=== GOAL ===
Reproduce the listing below exactly, minus its pictures.

=== DATA SECTION ===

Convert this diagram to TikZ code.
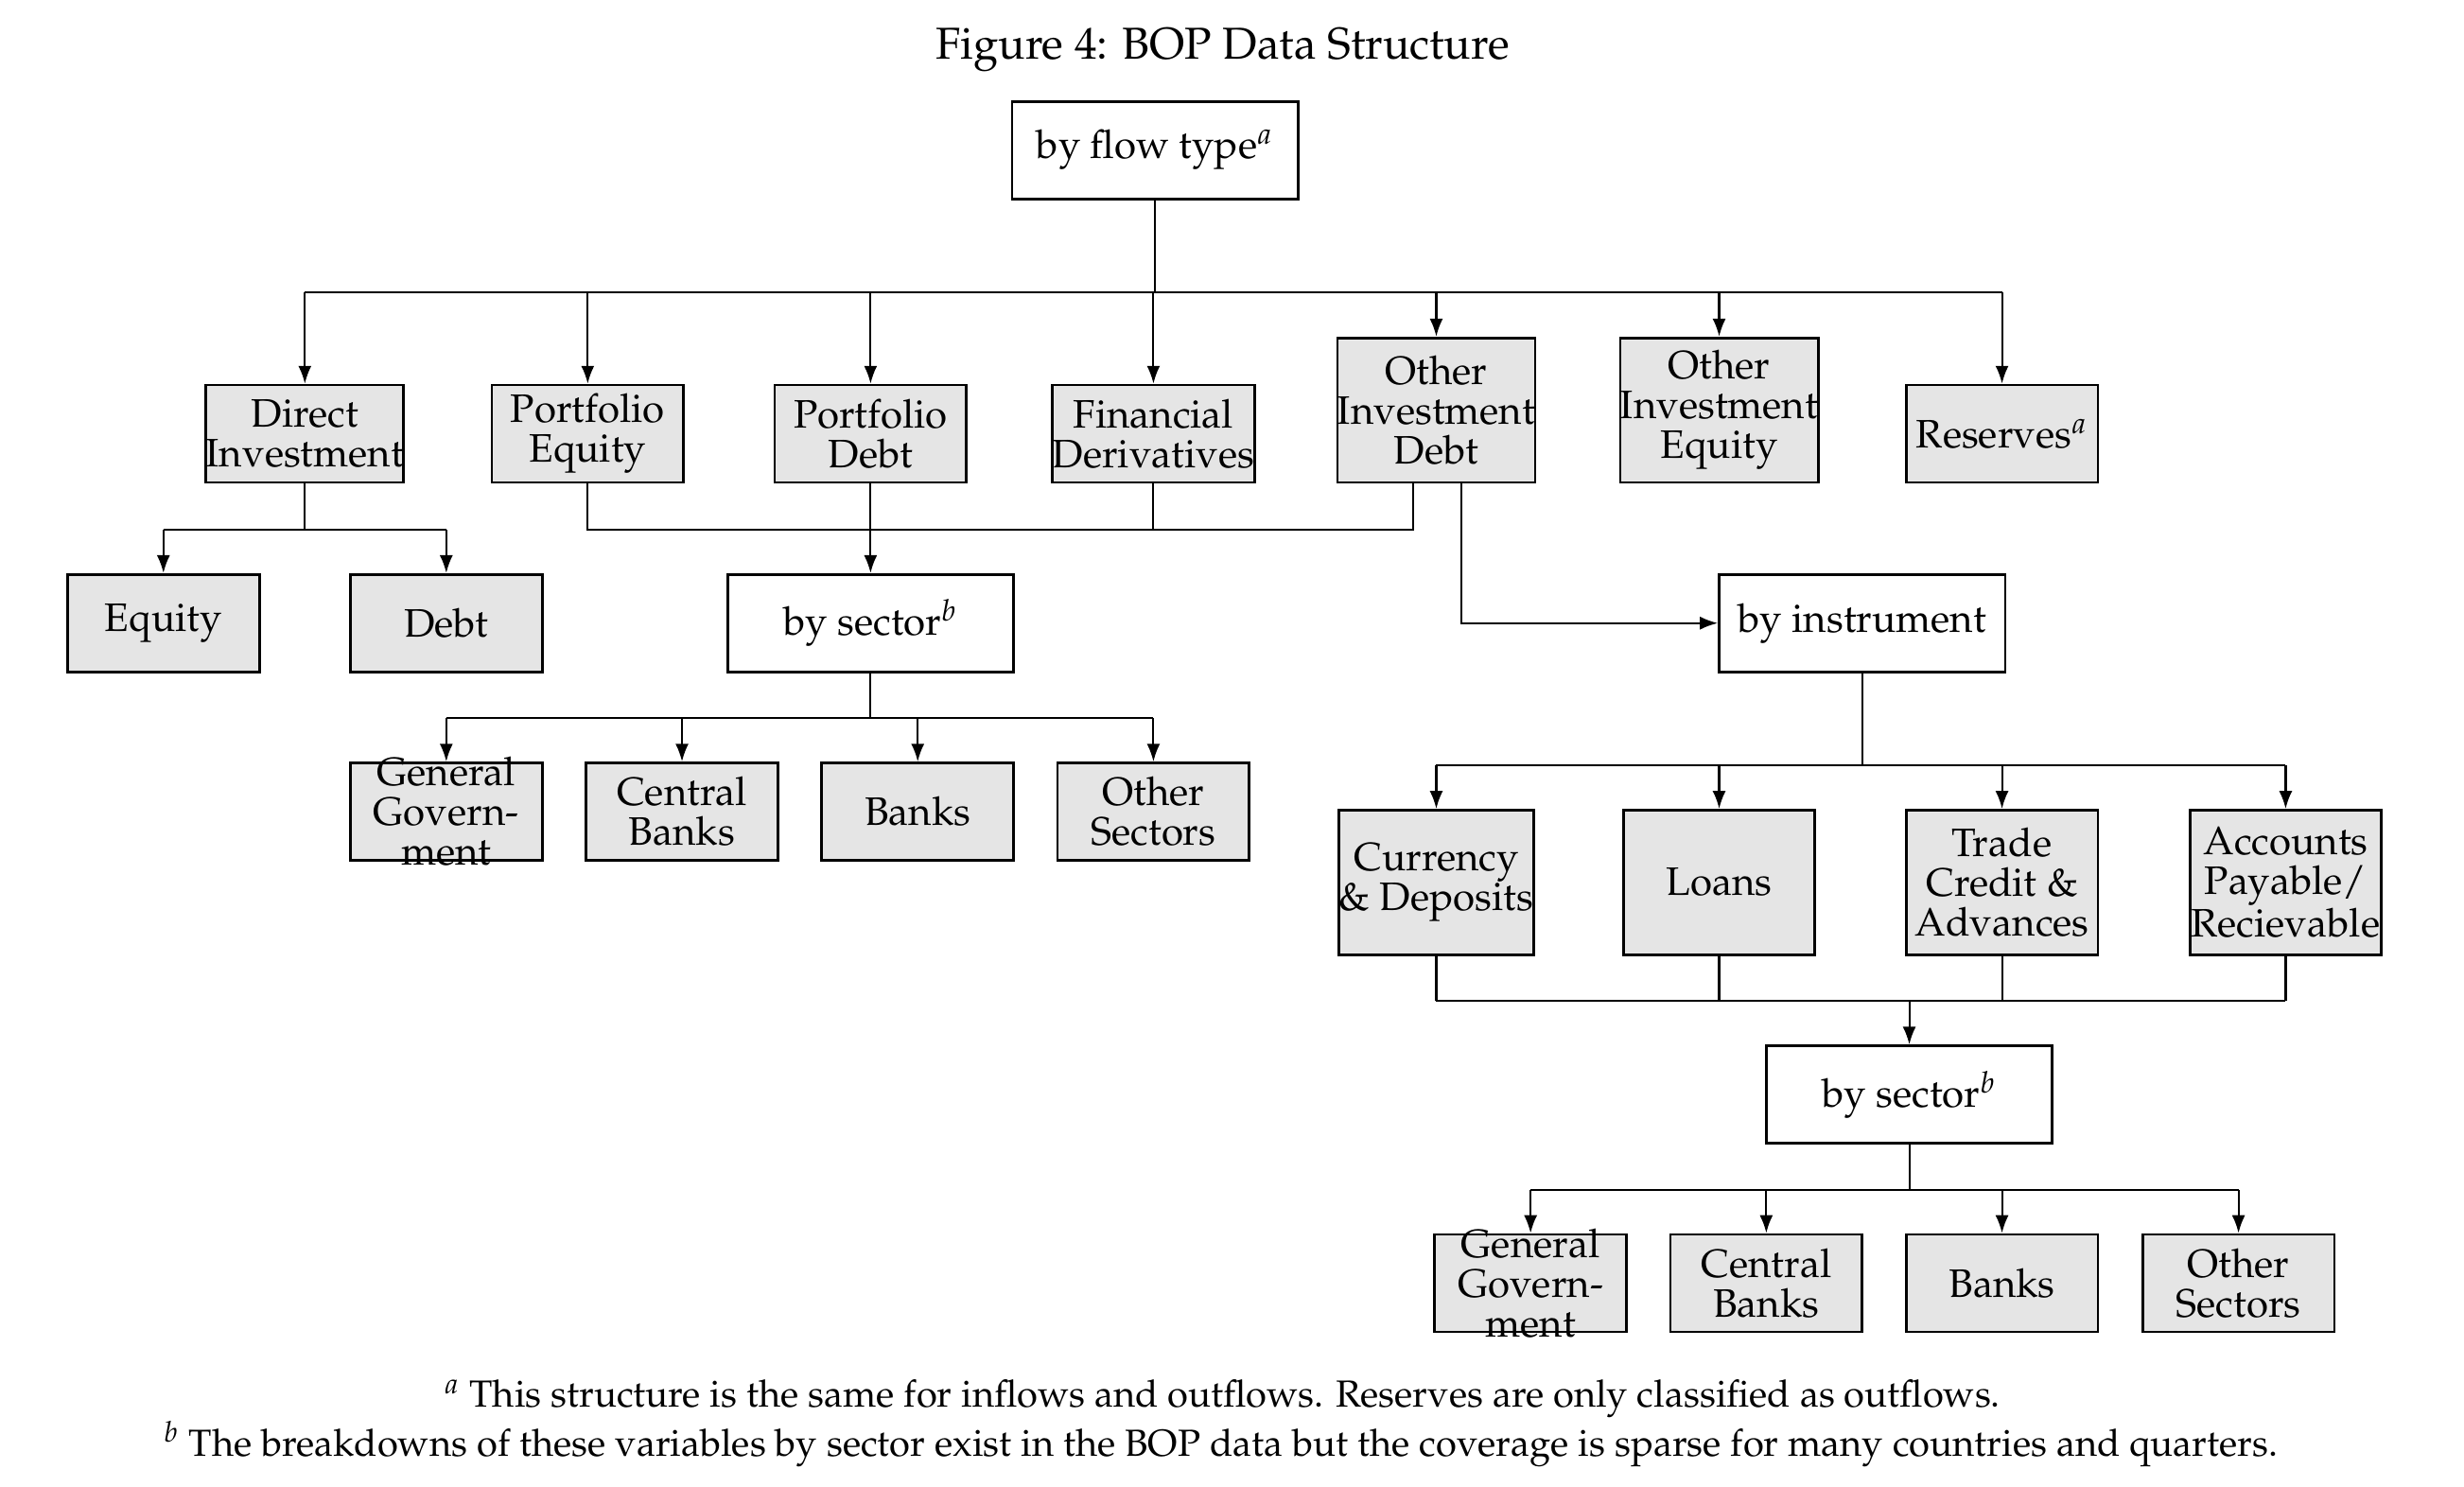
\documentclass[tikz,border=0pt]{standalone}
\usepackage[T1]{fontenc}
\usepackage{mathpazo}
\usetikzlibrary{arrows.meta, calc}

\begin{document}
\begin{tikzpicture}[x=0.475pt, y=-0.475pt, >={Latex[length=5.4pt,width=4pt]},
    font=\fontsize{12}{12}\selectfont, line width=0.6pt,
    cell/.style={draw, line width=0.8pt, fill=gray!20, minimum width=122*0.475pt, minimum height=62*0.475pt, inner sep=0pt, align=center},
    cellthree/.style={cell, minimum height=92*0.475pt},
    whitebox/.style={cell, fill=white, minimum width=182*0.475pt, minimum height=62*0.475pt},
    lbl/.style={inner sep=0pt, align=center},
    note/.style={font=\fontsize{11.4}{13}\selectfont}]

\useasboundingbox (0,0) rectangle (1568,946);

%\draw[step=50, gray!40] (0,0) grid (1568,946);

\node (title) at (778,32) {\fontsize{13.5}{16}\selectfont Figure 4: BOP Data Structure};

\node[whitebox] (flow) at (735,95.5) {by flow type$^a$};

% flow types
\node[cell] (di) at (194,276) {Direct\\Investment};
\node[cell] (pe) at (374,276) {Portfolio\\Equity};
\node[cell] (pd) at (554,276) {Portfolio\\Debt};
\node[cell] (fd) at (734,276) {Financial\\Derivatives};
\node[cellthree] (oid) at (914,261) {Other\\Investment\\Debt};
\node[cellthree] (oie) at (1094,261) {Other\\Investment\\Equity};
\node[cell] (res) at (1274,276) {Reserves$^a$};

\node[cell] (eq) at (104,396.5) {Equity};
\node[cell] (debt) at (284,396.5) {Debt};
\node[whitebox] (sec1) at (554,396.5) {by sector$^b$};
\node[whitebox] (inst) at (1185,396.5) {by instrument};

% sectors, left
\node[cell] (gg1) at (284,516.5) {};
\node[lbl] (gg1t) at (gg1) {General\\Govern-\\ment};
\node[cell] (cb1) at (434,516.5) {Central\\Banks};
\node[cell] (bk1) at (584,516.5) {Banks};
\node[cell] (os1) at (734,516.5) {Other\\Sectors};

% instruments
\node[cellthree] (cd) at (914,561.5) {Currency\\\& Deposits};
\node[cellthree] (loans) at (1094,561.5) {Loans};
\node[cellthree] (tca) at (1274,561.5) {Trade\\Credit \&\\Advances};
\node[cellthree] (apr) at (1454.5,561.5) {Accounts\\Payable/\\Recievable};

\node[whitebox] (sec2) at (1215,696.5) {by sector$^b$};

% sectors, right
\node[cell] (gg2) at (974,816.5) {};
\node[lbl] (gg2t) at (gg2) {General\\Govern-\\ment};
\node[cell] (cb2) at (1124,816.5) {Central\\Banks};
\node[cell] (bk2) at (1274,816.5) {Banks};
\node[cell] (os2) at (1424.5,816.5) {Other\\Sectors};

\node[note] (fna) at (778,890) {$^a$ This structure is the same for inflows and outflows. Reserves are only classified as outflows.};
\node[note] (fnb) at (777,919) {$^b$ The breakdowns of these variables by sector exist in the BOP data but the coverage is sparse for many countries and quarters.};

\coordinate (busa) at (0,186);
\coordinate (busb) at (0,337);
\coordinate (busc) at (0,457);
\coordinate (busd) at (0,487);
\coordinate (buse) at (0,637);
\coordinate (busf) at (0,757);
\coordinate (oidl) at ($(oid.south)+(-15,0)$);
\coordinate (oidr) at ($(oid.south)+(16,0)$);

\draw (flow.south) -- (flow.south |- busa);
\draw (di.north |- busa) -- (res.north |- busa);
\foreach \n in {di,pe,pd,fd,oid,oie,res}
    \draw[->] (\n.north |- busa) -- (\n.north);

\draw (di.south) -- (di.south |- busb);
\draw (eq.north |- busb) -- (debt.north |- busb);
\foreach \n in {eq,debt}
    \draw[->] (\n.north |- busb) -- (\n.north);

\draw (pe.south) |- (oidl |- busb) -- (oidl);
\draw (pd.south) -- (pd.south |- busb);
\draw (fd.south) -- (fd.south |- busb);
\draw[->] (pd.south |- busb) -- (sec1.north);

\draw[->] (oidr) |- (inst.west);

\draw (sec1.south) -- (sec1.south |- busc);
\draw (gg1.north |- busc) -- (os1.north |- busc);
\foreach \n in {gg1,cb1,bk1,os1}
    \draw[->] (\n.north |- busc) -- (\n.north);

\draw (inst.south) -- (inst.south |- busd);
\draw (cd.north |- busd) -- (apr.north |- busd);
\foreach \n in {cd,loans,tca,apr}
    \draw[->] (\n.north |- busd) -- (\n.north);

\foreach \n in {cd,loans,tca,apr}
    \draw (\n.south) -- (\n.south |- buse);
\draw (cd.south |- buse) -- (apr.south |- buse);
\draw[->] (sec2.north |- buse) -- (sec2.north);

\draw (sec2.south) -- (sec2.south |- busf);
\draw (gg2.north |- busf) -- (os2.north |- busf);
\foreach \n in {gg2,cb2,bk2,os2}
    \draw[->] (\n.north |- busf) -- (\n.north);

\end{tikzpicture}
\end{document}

=== COMPLETE RESPONSE ===
Convert this diagram to TikZ code.
\documentclass[tikz,border=0pt]{standalone}
\usepackage[T1]{fontenc}
\usepackage{mathpazo}
\usetikzlibrary{arrows.meta, calc}

\begin{document}
\begin{tikzpicture}[x=0.475pt, y=-0.475pt, >={Latex[length=5.4pt,width=4pt]},
    font=\fontsize{12}{12}\selectfont, line width=0.6pt,
    cell/.style={draw, line width=0.8pt, fill=gray!20, minimum width=122*0.475pt, minimum height=62*0.475pt, inner sep=0pt, align=center},
    cellthree/.style={cell, minimum height=92*0.475pt},
    whitebox/.style={cell, fill=white, minimum width=182*0.475pt, minimum height=62*0.475pt},
    lbl/.style={inner sep=0pt, align=center},
    note/.style={font=\fontsize{11.4}{13}\selectfont}]

\useasboundingbox (0,0) rectangle (1568,946);

%\draw[step=50, gray!40] (0,0) grid (1568,946);

\node (title) at (778,32) {\fontsize{13.5}{16}\selectfont Figure 4: BOP Data Structure};

\node[whitebox] (flow) at (735,95.5) {by flow type$^a$};

% flow types
\node[cell] (di) at (194,276) {Direct\\Investment};
\node[cell] (pe) at (374,276) {Portfolio\\Equity};
\node[cell] (pd) at (554,276) {Portfolio\\Debt};
\node[cell] (fd) at (734,276) {Financial\\Derivatives};
\node[cellthree] (oid) at (914,261) {Other\\Investment\\Debt};
\node[cellthree] (oie) at (1094,261) {Other\\Investment\\Equity};
\node[cell] (res) at (1274,276) {Reserves$^a$};

\node[cell] (eq) at (104,396.5) {Equity};
\node[cell] (debt) at (284,396.5) {Debt};
\node[whitebox] (sec1) at (554,396.5) {by sector$^b$};
\node[whitebox] (inst) at (1185,396.5) {by instrument};

% sectors, left
\node[cell] (gg1) at (284,516.5) {};
\node[lbl] (gg1t) at (gg1) {General\\Govern-\\ment};
\node[cell] (cb1) at (434,516.5) {Central\\Banks};
\node[cell] (bk1) at (584,516.5) {Banks};
\node[cell] (os1) at (734,516.5) {Other\\Sectors};

% instruments
\node[cellthree] (cd) at (914,561.5) {Currency\\\& Deposits};
\node[cellthree] (loans) at (1094,561.5) {Loans};
\node[cellthree] (tca) at (1274,561.5) {Trade\\Credit \&\\Advances};
\node[cellthree] (apr) at (1454.5,561.5) {Accounts\\Payable/\\Recievable};

\node[whitebox] (sec2) at (1215,696.5) {by sector$^b$};

% sectors, right
\node[cell] (gg2) at (974,816.5) {};
\node[lbl] (gg2t) at (gg2) {General\\Govern-\\ment};
\node[cell] (cb2) at (1124,816.5) {Central\\Banks};
\node[cell] (bk2) at (1274,816.5) {Banks};
\node[cell] (os2) at (1424.5,816.5) {Other\\Sectors};

\node[note] (fna) at (778,890) {$^a$ This structure is the same for inflows and outflows. Reserves are only classified as outflows.};
\node[note] (fnb) at (777,919) {$^b$ The breakdowns of these variables by sector exist in the BOP data but the coverage is sparse for many countries and quarters.};

\coordinate (busa) at (0,186);
\coordinate (busb) at (0,337);
\coordinate (busc) at (0,457);
\coordinate (busd) at (0,487);
\coordinate (buse) at (0,637);
\coordinate (busf) at (0,757);
\coordinate (oidl) at ($(oid.south)+(-15,0)$);
\coordinate (oidr) at ($(oid.south)+(16,0)$);

\draw (flow.south) -- (flow.south |- busa);
\draw (di.north |- busa) -- (res.north |- busa);
\foreach \n in {di,pe,pd,fd,oid,oie,res}
    \draw[->] (\n.north |- busa) -- (\n.north);

\draw (di.south) -- (di.south |- busb);
\draw (eq.north |- busb) -- (debt.north |- busb);
\foreach \n in {eq,debt}
    \draw[->] (\n.north |- busb) -- (\n.north);

\draw (pe.south) |- (oidl |- busb) -- (oidl);
\draw (pd.south) -- (pd.south |- busb);
\draw (fd.south) -- (fd.south |- busb);
\draw[->] (pd.south |- busb) -- (sec1.north);

\draw[->] (oidr) |- (inst.west);

\draw (sec1.south) -- (sec1.south |- busc);
\draw (gg1.north |- busc) -- (os1.north |- busc);
\foreach \n in {gg1,cb1,bk1,os1}
    \draw[->] (\n.north |- busc) -- (\n.north);

\draw (inst.south) -- (inst.south |- busd);
\draw (cd.north |- busd) -- (apr.north |- busd);
\foreach \n in {cd,loans,tca,apr}
    \draw[->] (\n.north |- busd) -- (\n.north);

\foreach \n in {cd,loans,tca,apr}
    \draw (\n.south) -- (\n.south |- buse);
\draw (cd.south |- buse) -- (apr.south |- buse);
\draw[->] (sec2.north |- buse) -- (sec2.north);

\draw (sec2.south) -- (sec2.south |- busf);
\draw (gg2.north |- busf) -- (os2.north |- busf);
\foreach \n in {gg2,cb2,bk2,os2}
    \draw[->] (\n.north |- busf) -- (\n.north);

\end{tikzpicture}
\end{document}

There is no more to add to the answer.